You know that letter from former slave Jourdon Anderson to his old master that’s been going around? First of all, it’s good and you should read it.
As to my freedom, which you say I can have, there is nothing to be gained on that score, as I got my free papers in 1864 from the Provost-Marshal-General of the Department of Nashville. Mandy says she would be afraid to go back without some proof that you were disposed to treat us justly and kindly; and we have concluded to test your sincerity by asking you to send us our wages for the time we served you.
David Galbraith poked around a bit and found a record of Anderson still living in Ohio at the time of the 1900 census as “Jordan Anderson”. Here’s the relevant bit of the census form:
At the time, Anderson and his wife Mandy were in their 70s and had been married for 52 years. Mandy had borne 11 children, six of whom were still living (Anderson’s letter, written in 1865, references five children, two of whom were “brought to shame by the violence and wickedness of their young masters”…not sure if they had died or not). The three children living with them in 1900 were all in their 20s, born several years after the letter was written.
There’s also a record of Anderson from the 1880 census, this time as “Jordon Anderson”. The birth year listed is different (1830 vs 1825) but the family relations are the same. This census lists two older children, William and Andrew, the eldest of whom was born right around the time of Jordan and Mandy’s emancipation. Anderson’s occupation is listed as “coachman”.

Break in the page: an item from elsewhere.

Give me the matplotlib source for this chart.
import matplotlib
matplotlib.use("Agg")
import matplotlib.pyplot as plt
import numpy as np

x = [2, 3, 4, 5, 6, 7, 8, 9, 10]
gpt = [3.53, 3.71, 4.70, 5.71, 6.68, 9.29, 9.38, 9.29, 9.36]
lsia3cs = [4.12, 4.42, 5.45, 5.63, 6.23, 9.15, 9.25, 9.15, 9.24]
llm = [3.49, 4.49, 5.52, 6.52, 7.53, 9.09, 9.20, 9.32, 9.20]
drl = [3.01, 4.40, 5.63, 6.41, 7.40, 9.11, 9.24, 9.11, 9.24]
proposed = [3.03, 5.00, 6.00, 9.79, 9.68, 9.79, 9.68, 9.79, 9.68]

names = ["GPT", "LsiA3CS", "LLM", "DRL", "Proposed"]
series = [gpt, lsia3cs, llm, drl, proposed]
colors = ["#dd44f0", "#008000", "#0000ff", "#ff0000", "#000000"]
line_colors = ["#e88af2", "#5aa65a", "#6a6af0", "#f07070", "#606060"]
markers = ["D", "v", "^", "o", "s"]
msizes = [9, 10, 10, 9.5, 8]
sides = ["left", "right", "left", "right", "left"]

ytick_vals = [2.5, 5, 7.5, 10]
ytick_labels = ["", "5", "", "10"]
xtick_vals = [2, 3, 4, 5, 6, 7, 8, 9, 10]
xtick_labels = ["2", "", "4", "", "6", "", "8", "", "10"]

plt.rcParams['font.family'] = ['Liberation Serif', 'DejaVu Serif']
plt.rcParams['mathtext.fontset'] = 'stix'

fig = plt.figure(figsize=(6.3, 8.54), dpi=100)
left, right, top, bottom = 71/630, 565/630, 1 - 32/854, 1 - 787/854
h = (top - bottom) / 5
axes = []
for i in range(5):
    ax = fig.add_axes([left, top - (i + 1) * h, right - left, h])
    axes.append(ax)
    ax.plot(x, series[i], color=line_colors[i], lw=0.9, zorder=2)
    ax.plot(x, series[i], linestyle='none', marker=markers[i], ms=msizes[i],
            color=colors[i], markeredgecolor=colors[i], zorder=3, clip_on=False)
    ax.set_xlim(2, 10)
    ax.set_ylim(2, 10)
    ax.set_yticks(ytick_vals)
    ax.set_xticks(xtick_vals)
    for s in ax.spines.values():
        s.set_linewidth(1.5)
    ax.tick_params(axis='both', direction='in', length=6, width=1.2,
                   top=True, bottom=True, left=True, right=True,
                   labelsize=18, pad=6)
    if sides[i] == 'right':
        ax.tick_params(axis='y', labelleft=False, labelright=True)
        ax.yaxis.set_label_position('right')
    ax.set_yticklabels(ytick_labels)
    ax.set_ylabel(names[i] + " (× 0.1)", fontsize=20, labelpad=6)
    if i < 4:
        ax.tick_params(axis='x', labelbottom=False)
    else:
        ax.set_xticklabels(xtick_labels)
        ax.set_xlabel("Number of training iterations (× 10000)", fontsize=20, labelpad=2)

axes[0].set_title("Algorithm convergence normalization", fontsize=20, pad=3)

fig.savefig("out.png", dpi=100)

I also found a record in the April 19, 1905 issue of the Dayton Daily Journal of Anderson’s death. He was 79 years old.
Update: Ok, a bit more digging, with the help of an ancestry.com trial membership.
The 1870 census shows Anderson living in Ohio with Mandy, four children (Jane, Felix, William, and Andrew).

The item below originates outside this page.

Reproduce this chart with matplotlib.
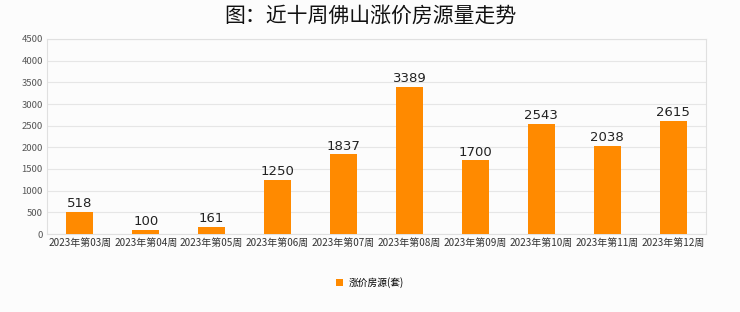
import matplotlib
matplotlib.use("Agg")
import matplotlib.pyplot as plt
from matplotlib.patches import Patch

plt.rcParams['font.family'] = ['Noto Sans CJK SC', 'DejaVu Sans']

weeks = ["2023年第03周", "2023年第04周", "2023年第05周", "2023年第06周", "2023年第07周",
         "2023年第08周", "2023年第09周", "2023年第10周", "2023年第11周", "2023年第12周"]
values = [518, 100, 161, 1250, 1837, 3389, 1700, 2543, 2038, 2615]
yticks = [0, 500, 1000, 1500, 2000, 2500, 3000, 3500, 4000, 4500]
title = "图：近十周佛山涨价房源量走势"
series_name = "涨价房源(套)"

bar_color = "#FF8A00"
bg = "#FCFCFC"

fig = plt.figure(figsize=(7.4, 3.12), dpi=100, facecolor=bg)
ax = fig.add_axes([0.0635, 0.25, 0.8905, 0.625])
ax.set_facecolor(bg)

x = list(range(len(weeks)))
bars = ax.bar(x, values, width=0.41, color=bar_color, zorder=3)
for xi, v in zip(x, values):
    ax.text(xi, v + 40, str(v), ha='center', va='bottom', fontsize=9.5,
            family='DejaVu Sans', color='#222222', zorder=4)

ax.set_xlim(-0.5, len(weeks) - 0.5)
ax.set_ylim(0, 4500)
ax.set_yticks(yticks)
ax.set_yticklabels([str(t) for t in yticks], fontsize=6.8, color='#555555')
ax.set_xticks(x)
ax.set_xticklabels(weeks, fontsize=7.2, color='#333333')
ax.tick_params(axis='both', length=0, pad=3)
ax.grid(axis='y', color='#E6E6E6', linewidth=0.8, zorder=0)
for s in ax.spines.values():
    s.set_color('#E0E0E0')
    s.set_linewidth(0.8)

fig.text(0.5, 0.95, title, ha='center', va='center', fontsize=15, fontweight='medium', color='#111111')

leg = fig.legend(handles=[Patch(facecolor=bar_color, label=series_name)],
                 loc='center', bbox_to_anchor=(0.5, 0.095), frameon=False,
                 fontsize=7, handlelength=0.7, handleheight=0.7, handletextpad=0.6)

fig.savefig("out.png", dpi=100, facecolor=bg)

Jane is mentioned in the letter…is Felix the “Grundy” mentioned? There was a Felix Grundy who served as a US Senator from Anderson’s home state of Tennessee in the 1830s who has a Tennessee county named after him…perhaps that’s where the nickname came from? Also listed in the household is Percella Mcgregor, Mandy’s mother.
And ho, what’s this? From the 1920 Census, here’s a record of who was living at 60 Burns Ave in Montgomery County, Ohio, the former address of Jordan Anderson:
Three families lived together at that address: Valentine and Abagail Anderson, who were both listed on the 1900 census form; Charles Johnson and his wife Eva, the same Eva listed as Jordan’s daughter on the 1900 census form; and Samuel Stewart and his wife Scharlet, who is the same age as the Lottie listed on the 1900 census form. Everyone in the household is listed as being able to read and write, just as Jordan wished for them in his letter:
The great desire of my life now is to give my children an education, and have them form virtuous habits.
Amazing. Ancestry.com provides a lot more information about the family…here’s a peek at the family tree:
Looks like Lottie lived until 1944, Eva died in 1937, and Jane in 1939. Oh and it looks like Felix is the Grundy mentioned in the letter. I’m sure there’s lots more. For now, I’m going to try to alert the “owner” of the Jordan Anderson family tree to the existence of the letter…we’ll see if they are related!
Update: The letter has already been added to the ancestry.com database by the tree’s owner.